Thanks for the advise. So how much more degrees does the temp rise. I use a thermostat to keep the beer at 22 degrees. But obv this doesn't cool it if it goes over 22 so maybe I need to set it to 16 or so to allow for the increase in temp from the yeast? What do u think?
Wort can rise up to 10F (~4C) above the air
temperature. So, if you are controlling the air temp to 22C then your beer is fermenting 2-4 C above that. That temp is okay after the vigorous ferment is over...but, it is too high during the first week of an ale. Fermenting above 70F (21C) will DEFINATELY produce Diacetyl during the early stages, the hotter the more it will produce. Carmel/Butter/Butterscotch flavor is almost certainly diacetyl.
The good thing about diacetyl is that the yeast will clean it up...if you give them a chance (time) after they begin to run out of sugars (2nd week onwards).
As Jomebrew says, a more ideal profile would start at 66F (19C) for the first week, and then slowing bring the temperature up to 71-72F (22C) for the remainder. This keeps the esters and diacetyl formation to a minimum during the early fermentation, and then when you warm them up it keeps them active (rather than go dormant) to clean up the diacetyl.
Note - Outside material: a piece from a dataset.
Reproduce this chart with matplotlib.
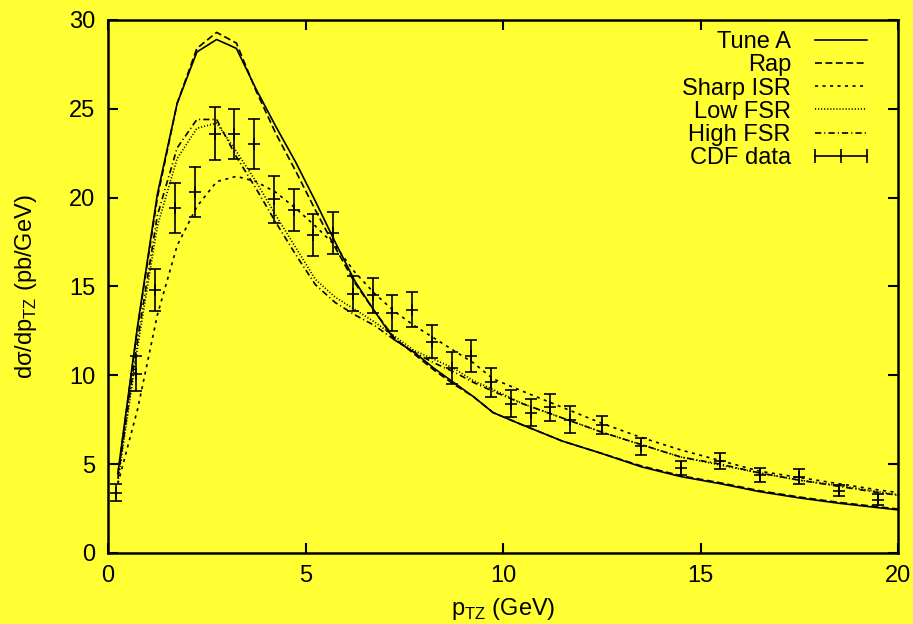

If you have a thermostat, you MAY be able to do this by taping the temp probe to the side of your vessel, and covering it with ~1in (2.5 cm) of foam type insulation. Then your heater will only come on when the BEER drops below the desired temp (instead of the AIR). If your thermostat can't relocate the temp probe...search homebrewtalk.com for STC-1000. Lots of good threads over there about how to make fermentation temp controllers using these. (They cost about $20 US). I use an STC-1000 with the probe taped to the side of my buckets, in this fashion.
I ferment at 66F for a week, then raise to 70F for ~three weeks. These temps are the actual BEER temp (not air)---as mentioned by everyone else. There's no magic about the 4 weeks. I could probably stop at 2 weeks. But, I'm never in that much of a rush. There's no danger in going 4 weeks...and it saves me the trouble of checking SG all the time to see if it has fermented out, yet.